#### Available data:

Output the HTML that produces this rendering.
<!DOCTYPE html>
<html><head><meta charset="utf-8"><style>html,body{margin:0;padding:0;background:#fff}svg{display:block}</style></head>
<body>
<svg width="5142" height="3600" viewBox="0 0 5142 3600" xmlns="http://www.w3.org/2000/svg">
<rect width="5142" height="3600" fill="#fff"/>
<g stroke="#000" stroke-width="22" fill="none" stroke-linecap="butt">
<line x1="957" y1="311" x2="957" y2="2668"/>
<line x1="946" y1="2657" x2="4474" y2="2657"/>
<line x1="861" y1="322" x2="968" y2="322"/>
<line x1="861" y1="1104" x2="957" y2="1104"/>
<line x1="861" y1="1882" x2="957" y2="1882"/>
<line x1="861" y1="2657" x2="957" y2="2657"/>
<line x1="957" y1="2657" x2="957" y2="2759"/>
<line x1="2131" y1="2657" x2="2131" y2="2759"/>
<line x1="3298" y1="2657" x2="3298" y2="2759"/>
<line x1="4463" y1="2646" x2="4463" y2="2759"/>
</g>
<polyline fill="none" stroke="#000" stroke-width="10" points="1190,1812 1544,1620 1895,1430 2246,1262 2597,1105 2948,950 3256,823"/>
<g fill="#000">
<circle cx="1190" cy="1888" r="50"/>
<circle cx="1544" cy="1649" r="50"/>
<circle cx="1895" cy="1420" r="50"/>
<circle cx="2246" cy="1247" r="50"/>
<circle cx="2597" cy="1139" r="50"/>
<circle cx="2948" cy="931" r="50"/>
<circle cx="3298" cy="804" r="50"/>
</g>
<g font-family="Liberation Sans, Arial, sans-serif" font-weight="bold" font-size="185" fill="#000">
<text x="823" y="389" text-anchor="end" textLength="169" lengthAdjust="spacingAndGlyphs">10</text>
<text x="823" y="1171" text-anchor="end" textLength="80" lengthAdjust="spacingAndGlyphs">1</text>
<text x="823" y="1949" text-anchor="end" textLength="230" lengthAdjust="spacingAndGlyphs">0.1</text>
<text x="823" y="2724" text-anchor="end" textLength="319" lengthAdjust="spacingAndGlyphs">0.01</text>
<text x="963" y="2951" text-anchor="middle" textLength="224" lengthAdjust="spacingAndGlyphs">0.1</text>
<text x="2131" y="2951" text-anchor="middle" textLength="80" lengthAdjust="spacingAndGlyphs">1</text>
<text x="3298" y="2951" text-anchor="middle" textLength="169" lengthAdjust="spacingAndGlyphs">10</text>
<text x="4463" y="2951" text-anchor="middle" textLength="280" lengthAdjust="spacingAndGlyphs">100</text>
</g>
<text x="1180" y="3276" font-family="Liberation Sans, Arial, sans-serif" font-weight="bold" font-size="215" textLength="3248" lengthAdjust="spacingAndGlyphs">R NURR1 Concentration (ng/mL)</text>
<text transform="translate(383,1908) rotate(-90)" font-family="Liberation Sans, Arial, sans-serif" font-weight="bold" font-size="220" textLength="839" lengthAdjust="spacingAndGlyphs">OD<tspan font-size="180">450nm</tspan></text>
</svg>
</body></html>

* * *

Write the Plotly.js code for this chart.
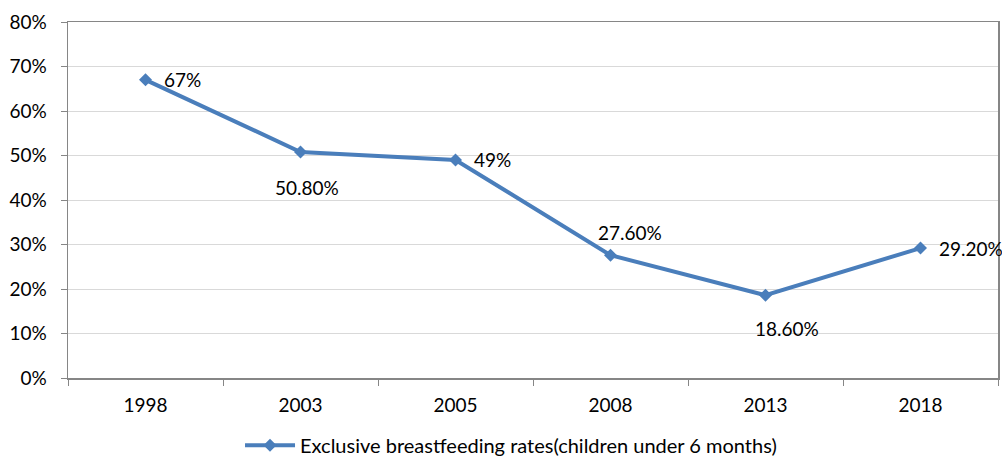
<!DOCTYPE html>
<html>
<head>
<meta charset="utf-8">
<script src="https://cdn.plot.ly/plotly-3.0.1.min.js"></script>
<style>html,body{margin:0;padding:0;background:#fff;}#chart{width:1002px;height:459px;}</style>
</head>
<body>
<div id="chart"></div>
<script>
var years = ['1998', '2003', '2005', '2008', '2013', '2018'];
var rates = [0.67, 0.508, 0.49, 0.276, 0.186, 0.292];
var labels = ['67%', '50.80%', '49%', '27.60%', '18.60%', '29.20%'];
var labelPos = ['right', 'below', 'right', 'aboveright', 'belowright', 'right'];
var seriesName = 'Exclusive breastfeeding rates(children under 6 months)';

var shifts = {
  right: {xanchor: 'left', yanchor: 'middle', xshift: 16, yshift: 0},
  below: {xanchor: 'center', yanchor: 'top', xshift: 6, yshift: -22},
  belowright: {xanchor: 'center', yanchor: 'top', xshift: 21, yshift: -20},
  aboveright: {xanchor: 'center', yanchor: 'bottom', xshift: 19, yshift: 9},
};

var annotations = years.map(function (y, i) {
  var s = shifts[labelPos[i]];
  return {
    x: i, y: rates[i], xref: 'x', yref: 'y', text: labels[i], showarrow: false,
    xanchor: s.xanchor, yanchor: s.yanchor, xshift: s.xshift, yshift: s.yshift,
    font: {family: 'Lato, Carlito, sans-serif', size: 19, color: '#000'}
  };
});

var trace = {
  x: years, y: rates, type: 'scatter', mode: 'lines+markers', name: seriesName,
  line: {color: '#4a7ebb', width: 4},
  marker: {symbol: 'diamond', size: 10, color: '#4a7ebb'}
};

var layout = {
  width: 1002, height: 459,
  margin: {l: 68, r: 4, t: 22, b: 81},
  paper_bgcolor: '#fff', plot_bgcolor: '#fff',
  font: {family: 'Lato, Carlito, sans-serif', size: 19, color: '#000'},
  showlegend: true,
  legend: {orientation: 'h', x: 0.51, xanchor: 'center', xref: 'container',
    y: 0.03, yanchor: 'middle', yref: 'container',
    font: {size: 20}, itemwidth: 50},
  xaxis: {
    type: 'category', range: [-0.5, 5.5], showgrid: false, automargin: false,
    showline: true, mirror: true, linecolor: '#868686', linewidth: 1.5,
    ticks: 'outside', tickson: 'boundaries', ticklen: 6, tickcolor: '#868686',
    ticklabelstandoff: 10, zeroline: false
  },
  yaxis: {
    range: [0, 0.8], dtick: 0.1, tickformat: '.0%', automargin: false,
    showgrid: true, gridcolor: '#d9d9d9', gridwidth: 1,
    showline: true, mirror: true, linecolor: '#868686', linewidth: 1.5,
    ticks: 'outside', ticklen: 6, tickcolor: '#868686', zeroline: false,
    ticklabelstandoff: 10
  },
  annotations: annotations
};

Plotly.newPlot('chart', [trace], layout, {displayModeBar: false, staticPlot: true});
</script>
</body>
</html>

...

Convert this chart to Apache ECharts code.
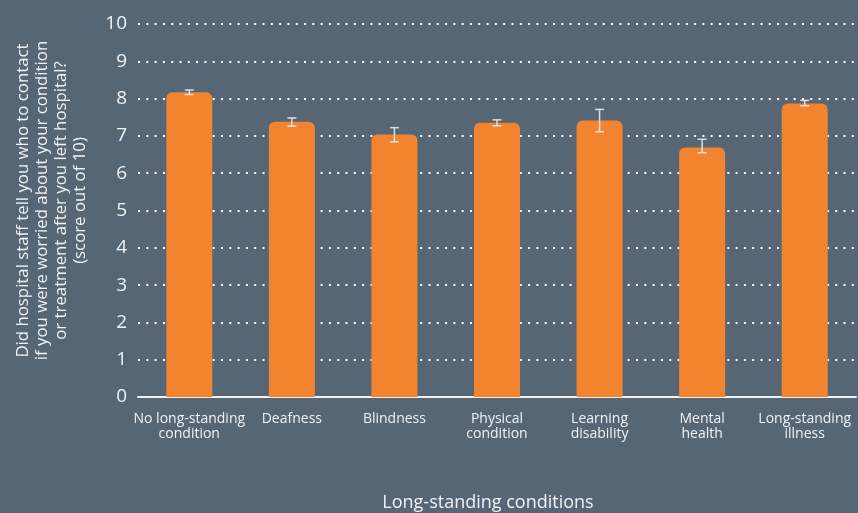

#### Exercise aim:
Copy word for word only the lines above from the one with "Write the Plotly.js code for this chart." through the one with "var seriesName = 'Exclusive". Leave pictures out.

#### Answer:
Write the Plotly.js code for this chart.
<!DOCTYPE html>
<html>
<head>
<meta charset="utf-8">
<script src="https://cdn.plot.ly/plotly-3.0.1.min.js"></script>
<style>html,body{margin:0;padding:0;background:#fff;}#chart{width:1002px;height:459px;}</style>
</head>
<body>
<div id="chart"></div>
<script>
var years = ['1998', '2003', '2005', '2008', '2013', '2018'];
var rates = [0.67, 0.508, 0.49, 0.276, 0.186, 0.292];
var labels = ['67%', '50.80%', '49%', '27.60%', '18.60%', '29.20%'];
var labelPos = ['right', 'below', 'right', 'aboveright', 'belowright', 'right'];
var seriesName = 'Exclusive breastfeeding rates(children under 6 months)';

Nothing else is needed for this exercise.